■ What to do ■
Print exactly the lines that run from the line containing "Give me the Plotly source for this chart." to the line containing "import plotly.graph_objects as go", both included, and nothing else; pictures stay out.

■ Recorded data ■
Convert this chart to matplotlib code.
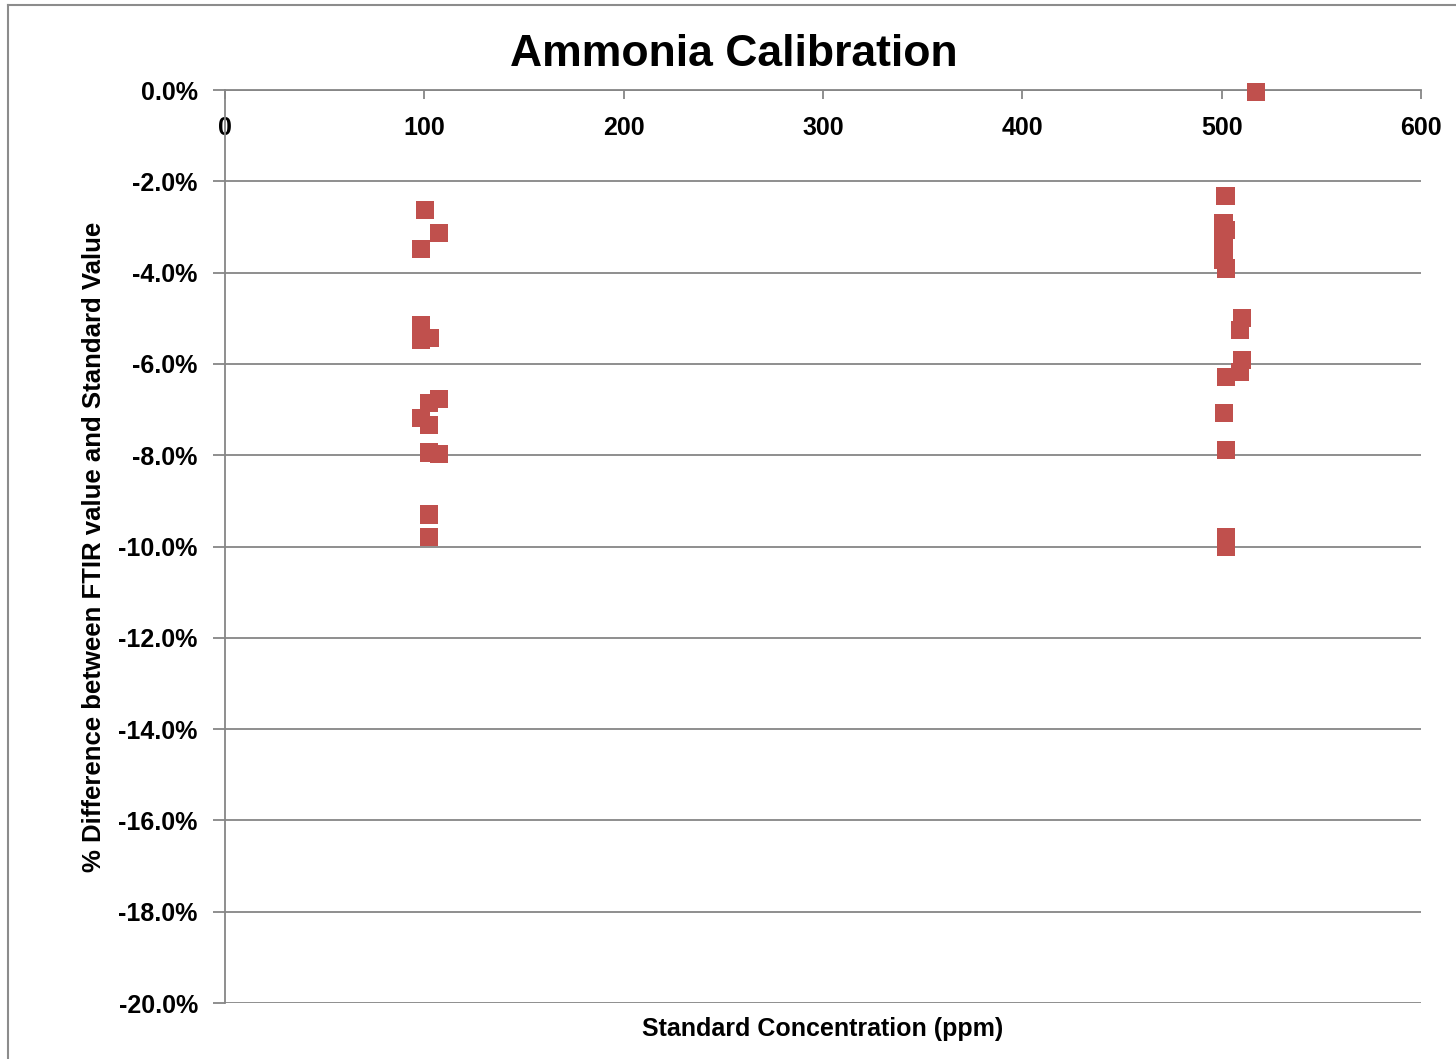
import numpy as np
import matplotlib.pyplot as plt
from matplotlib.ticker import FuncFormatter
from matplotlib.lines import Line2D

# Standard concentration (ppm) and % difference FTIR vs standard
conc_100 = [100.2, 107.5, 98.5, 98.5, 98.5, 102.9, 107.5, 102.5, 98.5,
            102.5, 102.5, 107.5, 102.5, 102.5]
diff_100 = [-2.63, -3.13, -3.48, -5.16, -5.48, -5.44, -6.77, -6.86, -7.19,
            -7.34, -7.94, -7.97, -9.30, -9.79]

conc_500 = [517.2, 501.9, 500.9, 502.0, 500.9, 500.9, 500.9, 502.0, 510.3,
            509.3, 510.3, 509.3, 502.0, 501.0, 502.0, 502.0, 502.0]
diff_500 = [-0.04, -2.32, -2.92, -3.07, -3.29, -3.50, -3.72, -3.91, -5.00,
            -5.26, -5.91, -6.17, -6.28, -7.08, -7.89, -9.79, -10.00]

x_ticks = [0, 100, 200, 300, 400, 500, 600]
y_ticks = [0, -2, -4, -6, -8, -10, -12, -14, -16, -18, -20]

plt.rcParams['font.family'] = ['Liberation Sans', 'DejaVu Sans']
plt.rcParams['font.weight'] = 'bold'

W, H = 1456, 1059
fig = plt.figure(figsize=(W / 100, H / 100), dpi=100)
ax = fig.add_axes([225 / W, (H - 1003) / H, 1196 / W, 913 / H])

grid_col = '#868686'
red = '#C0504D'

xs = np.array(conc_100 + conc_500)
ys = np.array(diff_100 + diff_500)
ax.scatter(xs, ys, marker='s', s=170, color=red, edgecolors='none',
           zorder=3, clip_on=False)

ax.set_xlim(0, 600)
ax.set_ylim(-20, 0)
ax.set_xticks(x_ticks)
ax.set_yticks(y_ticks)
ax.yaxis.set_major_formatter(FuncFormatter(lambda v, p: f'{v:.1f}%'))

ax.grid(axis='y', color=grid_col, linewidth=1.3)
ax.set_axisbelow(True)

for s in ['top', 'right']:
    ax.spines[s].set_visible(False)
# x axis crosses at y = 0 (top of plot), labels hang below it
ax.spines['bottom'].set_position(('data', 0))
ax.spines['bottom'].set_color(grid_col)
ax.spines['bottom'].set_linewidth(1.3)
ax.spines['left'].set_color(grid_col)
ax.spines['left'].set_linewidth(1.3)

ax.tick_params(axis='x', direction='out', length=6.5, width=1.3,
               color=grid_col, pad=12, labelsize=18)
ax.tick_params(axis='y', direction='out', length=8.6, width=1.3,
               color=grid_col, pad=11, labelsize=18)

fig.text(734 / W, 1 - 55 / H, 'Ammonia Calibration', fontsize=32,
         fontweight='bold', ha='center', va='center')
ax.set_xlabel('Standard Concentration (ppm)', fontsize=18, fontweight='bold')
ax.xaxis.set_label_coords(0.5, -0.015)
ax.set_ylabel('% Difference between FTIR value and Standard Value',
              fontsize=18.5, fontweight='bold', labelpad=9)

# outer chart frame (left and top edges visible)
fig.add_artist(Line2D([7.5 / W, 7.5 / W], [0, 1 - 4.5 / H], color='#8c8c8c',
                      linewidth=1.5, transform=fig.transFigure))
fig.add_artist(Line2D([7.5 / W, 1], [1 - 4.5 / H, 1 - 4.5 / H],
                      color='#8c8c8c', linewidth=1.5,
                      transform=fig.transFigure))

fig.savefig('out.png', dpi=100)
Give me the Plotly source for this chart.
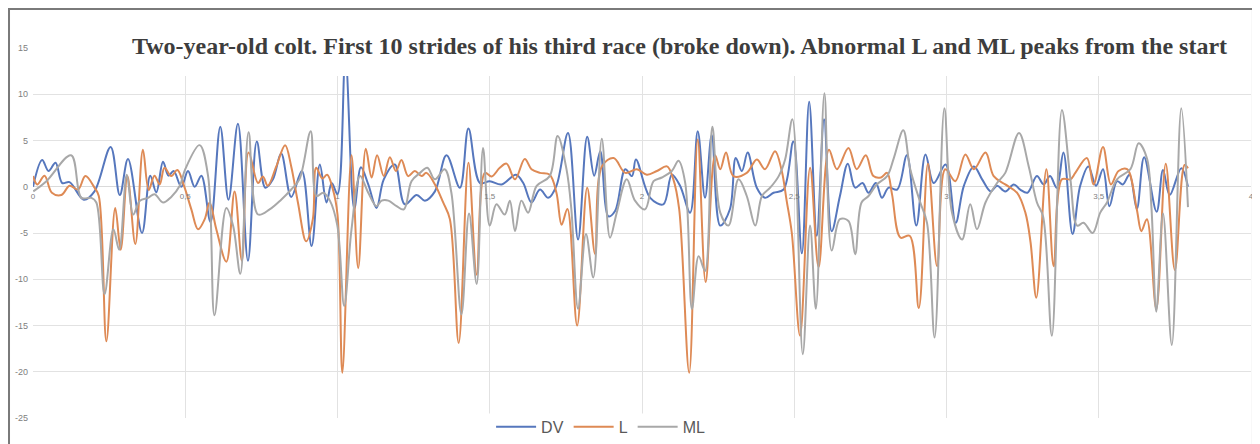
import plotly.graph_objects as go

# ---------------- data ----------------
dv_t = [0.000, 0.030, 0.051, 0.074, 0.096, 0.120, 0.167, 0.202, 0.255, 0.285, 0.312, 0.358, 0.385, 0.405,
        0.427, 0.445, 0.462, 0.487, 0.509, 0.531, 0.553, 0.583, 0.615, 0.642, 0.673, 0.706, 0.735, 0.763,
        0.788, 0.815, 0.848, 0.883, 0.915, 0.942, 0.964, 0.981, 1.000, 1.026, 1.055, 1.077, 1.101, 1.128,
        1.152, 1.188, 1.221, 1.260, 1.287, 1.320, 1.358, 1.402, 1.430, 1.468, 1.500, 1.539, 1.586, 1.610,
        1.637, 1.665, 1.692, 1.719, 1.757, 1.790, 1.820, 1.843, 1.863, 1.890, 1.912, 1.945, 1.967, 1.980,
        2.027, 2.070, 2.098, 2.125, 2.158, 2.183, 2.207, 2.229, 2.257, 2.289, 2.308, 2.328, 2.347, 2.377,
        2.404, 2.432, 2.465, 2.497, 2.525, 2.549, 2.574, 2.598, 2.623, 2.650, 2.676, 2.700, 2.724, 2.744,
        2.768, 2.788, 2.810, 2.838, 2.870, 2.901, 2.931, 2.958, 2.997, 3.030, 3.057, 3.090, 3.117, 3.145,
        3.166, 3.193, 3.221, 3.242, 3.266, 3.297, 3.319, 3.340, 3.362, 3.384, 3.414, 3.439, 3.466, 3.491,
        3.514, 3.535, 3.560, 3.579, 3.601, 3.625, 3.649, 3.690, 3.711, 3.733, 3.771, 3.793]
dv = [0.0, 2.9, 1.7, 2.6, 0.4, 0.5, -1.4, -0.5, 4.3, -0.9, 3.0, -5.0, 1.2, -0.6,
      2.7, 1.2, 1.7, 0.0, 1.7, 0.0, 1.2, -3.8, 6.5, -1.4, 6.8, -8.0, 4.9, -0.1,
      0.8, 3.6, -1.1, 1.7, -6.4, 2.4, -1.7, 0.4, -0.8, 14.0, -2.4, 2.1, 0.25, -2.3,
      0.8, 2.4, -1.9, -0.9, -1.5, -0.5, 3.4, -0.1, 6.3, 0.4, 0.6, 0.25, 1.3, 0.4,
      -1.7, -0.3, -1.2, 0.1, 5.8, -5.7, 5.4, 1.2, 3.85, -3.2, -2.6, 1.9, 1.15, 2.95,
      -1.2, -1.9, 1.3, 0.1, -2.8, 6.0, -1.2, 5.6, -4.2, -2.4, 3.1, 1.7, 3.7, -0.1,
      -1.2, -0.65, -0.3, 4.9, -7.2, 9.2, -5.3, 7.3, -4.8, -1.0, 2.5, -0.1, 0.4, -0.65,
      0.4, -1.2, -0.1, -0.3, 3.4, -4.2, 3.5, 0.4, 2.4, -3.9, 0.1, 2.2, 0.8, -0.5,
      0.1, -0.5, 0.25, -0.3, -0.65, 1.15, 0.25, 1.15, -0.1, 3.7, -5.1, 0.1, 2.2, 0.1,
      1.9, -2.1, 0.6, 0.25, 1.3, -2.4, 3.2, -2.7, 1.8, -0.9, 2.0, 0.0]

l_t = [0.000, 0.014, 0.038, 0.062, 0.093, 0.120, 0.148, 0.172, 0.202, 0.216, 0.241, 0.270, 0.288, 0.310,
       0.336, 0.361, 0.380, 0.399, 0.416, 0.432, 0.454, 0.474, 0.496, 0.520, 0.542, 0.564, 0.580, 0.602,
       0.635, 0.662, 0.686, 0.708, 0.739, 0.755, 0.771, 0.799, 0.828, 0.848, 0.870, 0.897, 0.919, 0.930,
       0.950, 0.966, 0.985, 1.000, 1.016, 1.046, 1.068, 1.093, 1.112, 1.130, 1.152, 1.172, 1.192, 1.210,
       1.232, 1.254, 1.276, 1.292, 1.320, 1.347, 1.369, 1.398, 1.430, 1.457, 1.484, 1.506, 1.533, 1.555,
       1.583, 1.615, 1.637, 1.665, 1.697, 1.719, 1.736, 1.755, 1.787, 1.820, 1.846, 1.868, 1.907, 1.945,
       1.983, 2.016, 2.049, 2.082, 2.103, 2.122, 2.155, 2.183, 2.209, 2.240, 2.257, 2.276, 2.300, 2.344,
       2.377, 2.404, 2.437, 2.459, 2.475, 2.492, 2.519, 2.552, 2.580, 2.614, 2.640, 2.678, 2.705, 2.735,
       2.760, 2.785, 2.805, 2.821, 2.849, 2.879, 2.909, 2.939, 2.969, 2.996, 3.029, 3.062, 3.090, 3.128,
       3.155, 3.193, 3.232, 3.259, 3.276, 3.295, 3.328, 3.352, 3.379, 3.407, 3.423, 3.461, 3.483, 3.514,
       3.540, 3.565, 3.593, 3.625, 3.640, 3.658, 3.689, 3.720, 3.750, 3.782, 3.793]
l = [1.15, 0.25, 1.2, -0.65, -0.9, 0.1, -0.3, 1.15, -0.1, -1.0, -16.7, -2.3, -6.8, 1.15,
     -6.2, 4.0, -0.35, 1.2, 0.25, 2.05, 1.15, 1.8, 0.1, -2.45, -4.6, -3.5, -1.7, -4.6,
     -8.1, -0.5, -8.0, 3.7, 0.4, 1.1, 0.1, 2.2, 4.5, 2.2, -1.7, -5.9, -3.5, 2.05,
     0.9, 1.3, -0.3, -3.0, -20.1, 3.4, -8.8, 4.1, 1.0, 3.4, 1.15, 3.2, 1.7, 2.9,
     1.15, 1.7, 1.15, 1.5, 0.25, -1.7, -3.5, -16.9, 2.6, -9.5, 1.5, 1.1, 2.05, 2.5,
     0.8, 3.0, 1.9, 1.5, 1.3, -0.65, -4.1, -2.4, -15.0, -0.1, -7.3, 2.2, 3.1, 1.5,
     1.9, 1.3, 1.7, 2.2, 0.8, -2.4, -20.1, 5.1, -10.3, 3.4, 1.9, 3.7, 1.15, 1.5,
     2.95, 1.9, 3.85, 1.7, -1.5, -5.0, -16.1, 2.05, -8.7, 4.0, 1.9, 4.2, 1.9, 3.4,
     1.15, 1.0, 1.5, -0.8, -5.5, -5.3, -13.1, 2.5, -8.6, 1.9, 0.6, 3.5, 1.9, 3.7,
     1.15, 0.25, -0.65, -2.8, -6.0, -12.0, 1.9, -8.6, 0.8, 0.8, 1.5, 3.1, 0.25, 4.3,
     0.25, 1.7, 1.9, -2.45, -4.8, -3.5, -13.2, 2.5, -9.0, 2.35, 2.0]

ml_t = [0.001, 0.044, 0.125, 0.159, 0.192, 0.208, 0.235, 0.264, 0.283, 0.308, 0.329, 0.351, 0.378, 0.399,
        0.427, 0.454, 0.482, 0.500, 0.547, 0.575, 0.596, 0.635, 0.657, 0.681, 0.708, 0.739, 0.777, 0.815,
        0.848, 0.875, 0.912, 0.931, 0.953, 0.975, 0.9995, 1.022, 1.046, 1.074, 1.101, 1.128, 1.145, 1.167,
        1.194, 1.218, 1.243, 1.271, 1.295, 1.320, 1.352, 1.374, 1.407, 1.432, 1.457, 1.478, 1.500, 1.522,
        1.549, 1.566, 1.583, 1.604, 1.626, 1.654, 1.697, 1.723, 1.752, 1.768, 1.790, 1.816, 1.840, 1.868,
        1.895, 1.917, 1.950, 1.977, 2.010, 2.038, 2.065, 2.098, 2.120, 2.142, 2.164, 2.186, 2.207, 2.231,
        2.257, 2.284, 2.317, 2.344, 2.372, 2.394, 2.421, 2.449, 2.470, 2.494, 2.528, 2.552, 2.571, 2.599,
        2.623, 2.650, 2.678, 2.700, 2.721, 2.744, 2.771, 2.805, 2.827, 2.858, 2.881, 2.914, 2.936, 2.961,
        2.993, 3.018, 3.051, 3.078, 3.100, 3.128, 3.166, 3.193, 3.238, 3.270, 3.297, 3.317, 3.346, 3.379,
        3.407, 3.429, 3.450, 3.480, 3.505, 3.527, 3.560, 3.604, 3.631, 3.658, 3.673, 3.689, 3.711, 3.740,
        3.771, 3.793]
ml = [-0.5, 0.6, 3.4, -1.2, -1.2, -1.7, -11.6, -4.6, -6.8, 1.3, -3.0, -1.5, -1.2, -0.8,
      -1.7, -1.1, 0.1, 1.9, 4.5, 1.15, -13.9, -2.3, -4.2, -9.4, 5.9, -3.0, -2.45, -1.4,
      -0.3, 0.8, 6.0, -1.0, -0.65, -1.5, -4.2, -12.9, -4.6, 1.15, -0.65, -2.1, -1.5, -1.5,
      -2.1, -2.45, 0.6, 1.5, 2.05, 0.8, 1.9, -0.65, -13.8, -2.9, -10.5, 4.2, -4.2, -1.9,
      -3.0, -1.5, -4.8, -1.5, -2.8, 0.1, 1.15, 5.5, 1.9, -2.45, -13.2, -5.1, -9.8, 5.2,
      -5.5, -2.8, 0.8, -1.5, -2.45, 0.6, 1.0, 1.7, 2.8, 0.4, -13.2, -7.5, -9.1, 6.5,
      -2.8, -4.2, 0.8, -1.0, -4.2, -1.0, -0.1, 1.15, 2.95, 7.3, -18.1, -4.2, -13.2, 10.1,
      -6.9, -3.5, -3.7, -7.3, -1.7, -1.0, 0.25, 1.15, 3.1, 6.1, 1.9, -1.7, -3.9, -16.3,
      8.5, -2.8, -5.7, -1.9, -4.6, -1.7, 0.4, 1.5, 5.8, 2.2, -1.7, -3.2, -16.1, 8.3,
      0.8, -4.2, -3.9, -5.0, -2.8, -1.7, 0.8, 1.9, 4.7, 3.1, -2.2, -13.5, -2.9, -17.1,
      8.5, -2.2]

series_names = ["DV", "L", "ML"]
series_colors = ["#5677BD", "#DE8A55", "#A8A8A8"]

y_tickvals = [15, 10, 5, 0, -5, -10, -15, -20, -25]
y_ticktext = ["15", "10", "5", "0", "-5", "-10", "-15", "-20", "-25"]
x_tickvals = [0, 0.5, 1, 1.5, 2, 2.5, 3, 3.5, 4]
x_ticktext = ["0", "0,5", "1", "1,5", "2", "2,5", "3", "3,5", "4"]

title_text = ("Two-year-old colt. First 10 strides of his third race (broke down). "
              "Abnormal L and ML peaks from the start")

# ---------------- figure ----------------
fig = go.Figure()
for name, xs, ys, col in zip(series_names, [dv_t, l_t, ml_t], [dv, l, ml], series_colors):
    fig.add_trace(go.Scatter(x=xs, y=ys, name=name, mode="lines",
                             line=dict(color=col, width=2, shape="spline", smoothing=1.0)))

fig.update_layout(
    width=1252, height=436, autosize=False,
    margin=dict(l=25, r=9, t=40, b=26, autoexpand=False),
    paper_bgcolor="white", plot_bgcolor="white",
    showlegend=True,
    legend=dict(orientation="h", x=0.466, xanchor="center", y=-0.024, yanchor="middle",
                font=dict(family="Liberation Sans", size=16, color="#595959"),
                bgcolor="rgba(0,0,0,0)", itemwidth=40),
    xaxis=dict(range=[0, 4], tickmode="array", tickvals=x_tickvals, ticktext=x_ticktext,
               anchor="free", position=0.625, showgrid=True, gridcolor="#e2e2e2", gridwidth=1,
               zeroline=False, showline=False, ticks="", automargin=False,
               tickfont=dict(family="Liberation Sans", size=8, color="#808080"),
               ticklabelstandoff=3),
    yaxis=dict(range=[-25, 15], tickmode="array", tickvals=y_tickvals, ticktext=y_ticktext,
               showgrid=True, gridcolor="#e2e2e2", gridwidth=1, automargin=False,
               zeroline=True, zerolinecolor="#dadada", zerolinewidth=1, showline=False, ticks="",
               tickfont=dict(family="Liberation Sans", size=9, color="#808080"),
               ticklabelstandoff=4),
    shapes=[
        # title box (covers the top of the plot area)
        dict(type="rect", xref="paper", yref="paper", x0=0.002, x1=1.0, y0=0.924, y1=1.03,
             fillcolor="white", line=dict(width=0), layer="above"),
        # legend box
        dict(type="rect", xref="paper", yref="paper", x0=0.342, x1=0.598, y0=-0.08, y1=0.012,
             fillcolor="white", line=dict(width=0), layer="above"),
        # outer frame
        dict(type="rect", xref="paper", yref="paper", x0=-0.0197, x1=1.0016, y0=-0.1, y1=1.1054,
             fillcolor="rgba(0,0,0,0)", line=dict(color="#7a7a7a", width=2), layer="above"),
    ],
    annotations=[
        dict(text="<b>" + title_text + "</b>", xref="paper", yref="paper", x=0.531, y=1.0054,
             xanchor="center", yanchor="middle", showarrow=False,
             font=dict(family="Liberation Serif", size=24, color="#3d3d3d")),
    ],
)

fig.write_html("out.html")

■ The output ■
Give me the Plotly source for this chart.
import plotly.graph_objects as go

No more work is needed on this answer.